Pretenden regresar, son los que tienen miedo a la libertad. No soy yo, quien soy, dicen, si no soy capaz de empezar de nuevo, reemprender desde como era. No se trata de eso, creo yo, sino de renovarse. El hombre nuevo no es nunca el que regresa, sino el que reedifica sobre los viejos cimientos. El nuevo edificio, que no se parece al antiguo, tampoco puede prescindir de aquel en que se sustenta.
No es cierto que los pioneros fuesen felices o que lo fuesen más que nosotros. Tenían el impulso necesario para abrir el camino que hoy no tiene sentido reabrir, sino consolidar. No puede Aristóteles, ni puede la escolástica, resolver por sí solos los problemas de hoy, que los necesitan a partir la relatividad y los quanta.
Es domingo, he abierto los ojos, se me han puesto las neuronas a dar vueltas sobre los titulares de los periódicos y descubro en seguida una humanidad ávida de entrar en el siglo nuevo que no entiende. Hay una multitud que exige de los sabios que con claridad le expliquen las respuestas del hombre de hoy a los problemas antiguos. Hay un idioma –dicen los más jóvenes- que debería servir para entendernos. Sabemos lo que está pasando, pero no podemos –añaden- entender por qué las cosas que son susceptibles de arreglo no se arreglan con medios de que evidentemente se dispone.
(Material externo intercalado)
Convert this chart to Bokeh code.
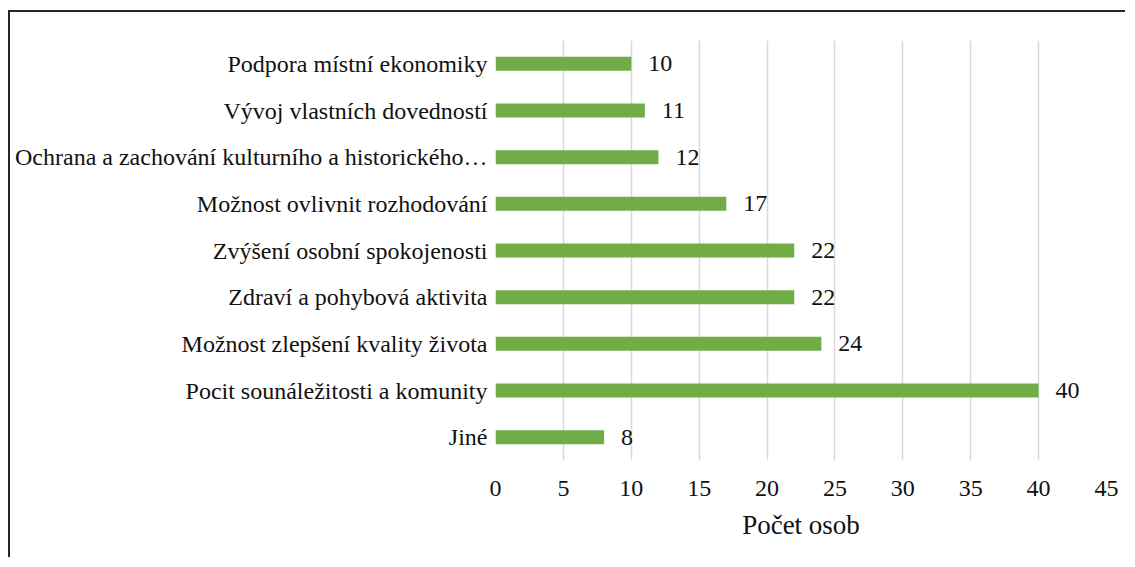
from bokeh.plotting import figure
from bokeh.models import ColumnDataSource, LabelSet, FactorRange, SingleIntervalTicker
from bokeh.embed import file_html
from bokeh.resources import INLINE
from bokeh.core.properties import value

categories = [
    "Podpora místní ekonomiky",
    "Vývoj vlastních dovedností",
    "Ochrana a zachování kulturního a historického…",
    "Možnost ovlivnit rozhodování",
    "Zvýšení osobní spokojenosti",
    "Zdraví a pohybová aktivita",
    "Možnost zlepšení kvality života",
    "Pocit sounáležitosti a komunity",
    "Jiné",
]
counts = [10, 11, 12, 17, 22, 22, 24, 40, 8]
x_title = "Počet osob"

FONT = "Liberation Serif"
TXT = "#111111"

cats_bottom_up = list(reversed(categories))
src = ColumnDataSource(dict(cat=categories, val=counts, lab=[str(v) for v in counts]))

p = figure(
    width=1117, height=547,
    y_range=FactorRange(*cats_bottom_up, range_padding=0),
    x_range=(0, 45),
    output_backend="svg", toolbar_location=None,
    min_border_left=485, min_border_right=21, min_border_top=28, min_border_bottom=99,
)
p.styles = {"margin-left": "8px", "margin-top": "10px",
            "border-top": "2px solid #262626", "border-left": "2px solid #262626"}
p.outline_line_color = None
p.y_range.factor_padding = 0

p.hbar(y="cat", right="val", left=0, height=0.3, source=src, color="#70AD47", line_color=None)

labels = LabelSet(x="val", y="cat", text="lab", source=src, x_offset=17, y_offset=0,
                  text_baseline="middle", text_align="left",
                  text_font=value(FONT), text_font_size="24px", text_color=TXT)
p.add_layout(labels)

p.xaxis.ticker = SingleIntervalTicker(interval=5)
p.xaxis.axis_label = x_title
p.xaxis.axis_label_text_font = FONT
p.xaxis.axis_label_text_font_style = "normal"
p.xaxis.axis_label_text_font_size = "27px"
p.xaxis.axis_label_text_color = TXT
p.xaxis.axis_label_standoff = 11
p.xaxis.major_label_text_font = FONT
p.xaxis.major_label_text_font_size = "24px"
p.xaxis.major_label_text_color = TXT
p.xaxis.major_label_standoff = 14
p.xaxis.axis_line_color = None
p.xaxis.major_tick_line_color = None
p.xaxis.minor_tick_line_color = None

p.yaxis.major_label_text_font = FONT
p.yaxis.major_label_text_font_size = "24px"
p.yaxis.major_label_text_color = TXT
p.yaxis.major_tick_out = 0
p.yaxis.major_tick_in = 0
p.yaxis.major_label_standoff = 8
p.yaxis.axis_line_color = None
p.yaxis.major_tick_line_color = None
p.yaxis.minor_tick_line_color = None

p.ygrid.grid_line_color = None
p.xgrid.grid_line_color = "#d9d9d9"
p.xgrid.grid_line_width = 1.5

open("out.html", "w").write(file_html(p, INLINE))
Nadie explica. Los que saben pretenden utilizar la información en su provecho, para adquirir más, disponer privilegiadamente. El hombre, todos, usted y yo, por ejemplo, lo que preferimos es un espacio acotado desde que contemplar con interés como ocurre a lo lejos, sin que nos lleguen salpicaduras, la vida. Solo que esto que estamos viviendo nos concierne. No es un película que estemos viendo sobre la colosal pantalla de la realidad, sino nuestra propia vida, que compartimos necesariamente con todas esas otras personas que hay alrededor, con las que integramos un todo.
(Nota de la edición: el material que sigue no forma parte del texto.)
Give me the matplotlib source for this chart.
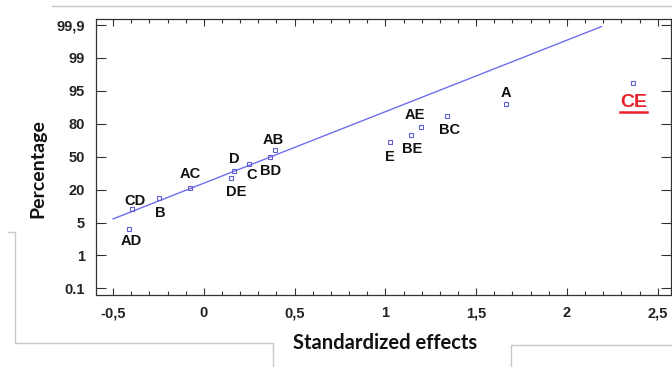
import matplotlib
matplotlib.use("Agg")
import matplotlib.pyplot as plt
from matplotlib.lines import Line2D
import matplotlib.transforms as mtransforms
from matplotlib.ticker import MultipleLocator

# Effect names, standardized effects and their rank position on the probability axis
effects = ["AD", "CD", "B", "AC", "DE", "D", "C", "BD", "AB",
           "E", "BE", "AE", "BC", "A", "CE"]
std_effect = [-0.412, -0.397, -0.247, -0.076, 0.151, 0.166, 0.249, 0.366, 0.394,
              1.025, 1.141, 1.194, 1.341, 1.664, 2.365]
prob_pos = [1.79, 2.40, 2.75, 3.06, 3.34, 3.56, 3.79, 3.98, 4.20,
            4.45, 4.66, 4.91, 5.22, 5.59, 6.23]

# Reference line through the small effects
line_x = [-0.5, 2.19]
line_y = [2.11, 7.95]

# Probability axis labels (equally spaced)
pct_labels = ["0.1", "1", "5", "20", "50", "80", "95", "99", "99,9"]
x_ticks = [-0.5, 0, 0.5, 1, 1.5, 2, 2.5]
x_labels = ["-0,5", "0", "0,5", "1", "1,5", "2", "2,5"]

# Label placement (pixel offsets from each point)
label_offsets = {
    "AD": (2, -12), "CD": (3, 8), "B": (1, -15), "AC": (0, 14), "DE": (5, -14),
    "D": (0, 12), "C": (3, -11), "BD": (0, -14), "AB": (-2, 10), "E": (0, -15),
    "BE": (1, -14), "AE": (-6, 12), "BC": (2, -14), "A": (0, 11), "CE": (1, -19),
}

W, H = 672, 367
fig = plt.figure(figsize=(W / 100, H / 100), dpi=100)
fig.patch.set_facecolor("white")
ax = fig.add_axes([96 / W, 1 - 295 / H, (671 - 96) / W, (295 - 19) / H])

blue = "#6f6ff0"
ax.plot(line_x, line_y, color=blue, lw=1.0, zorder=2)
ax.plot(std_effect, prob_pos, ls="none", marker="s", ms=3.2, mfc="none",
        mec="#6060d0", mew=0.8, zorder=3)

lab_font = ["Liberation Sans", "DejaVu Sans"]
for name, xv, yv in zip(effects, std_effect, prob_pos):
    dx, dy = label_offsets[name]
    if name == "CE":
        ax.annotate(name, (xv, yv), xytext=(dx, dy), textcoords="offset pixels",
                    ha="center", va="center", fontsize=14, fontweight="bold",
                    color="#e8202a", family=lab_font)
        tr = mtransforms.offset_copy(ax.transData, fig=fig, x=0, y=-29, units="dots")
        ax.add_line(Line2D([xv - 13 / 181.6, xv + 14 / 181.6], [yv, yv], transform=tr,
                           color="#e8202a", lw=1.8, clip_on=False))
    else:
        ax.annotate(name, (xv, yv), xytext=(dx, dy), textcoords="offset pixels",
                    ha="center", va="center", fontsize=10.5, fontweight="bold",
                    color="#111111", family=lab_font)

ax.set_xlim(-0.594, 2.573)
ax.set_ylim(-0.2, 8.18)
ax.set_xticks(x_ticks)
ax.set_xticklabels(x_labels)
ax.xaxis.set_minor_locator(MultipleLocator(0.1))
ax.set_yticks(range(len(pct_labels)))
ax.set_yticklabels(pct_labels)

ax.tick_params(axis="both", which="both", direction="in", top=True, right=True,
               color="#333333", width=0.8)
ax.tick_params(axis="x", which="major", length=5, pad=8)
ax.tick_params(axis="x", which="minor", length=3)
ax.tick_params(axis="y", which="major", length=7, pad=8)
for lab in ax.get_xticklabels() + ax.get_yticklabels():
    lab.set_fontweight("bold")
    lab.set_fontsize(10.5)
    lab.set_family(lab_font)
    lab.set_color("#222222")
for sp in ax.spines.values():
    sp.set_color("#333333")
    sp.set_linewidth(0.9)

fig.text(38 / W, 1 - 169 / H, "Percentage", rotation=90, ha="center", va="center",
         fontsize=14, fontweight="bold", family=["Lato", "DejaVu Sans"], color="#111111")
fig.text(385 / W, 1 - 343 / H, "Standardized effects", ha="center", va="center",
         fontsize=14.5, fontweight="bold", family=["Lato", "DejaVu Sans"], color="#111111")

# Light frame lines around the plot panel
gray = "#c8c8c8"
def fline(xs, ys):
    fig.add_artist(Line2D([x / W for x in xs], [1 - y / H for y in ys],
                          color=gray, lw=1.0))
fline([52, 672], [6, 6])
fline([8, 15, 15, 273, 273], [232, 232, 343, 343, 367])
fline([511, 511, 672], [367, 345, 345])

fig.savefig("out.png", dpi=100, facecolor="white")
Es domingo. No cabe duda. Pongo a sonar la errática música de un saxofón desconocido, que se entremezcla con notas de piano en cuyas teclas se posan los dedos de no sé qué manos. Pasa la música, atravesándome, conmoviendo ese algo interior a que sólo llegan la música y algunas palabras. Un misterioso lugar en carne viva, que llamamos intimidad, donde pocos pueden acompañarnos, por muchos que sen los que amemos.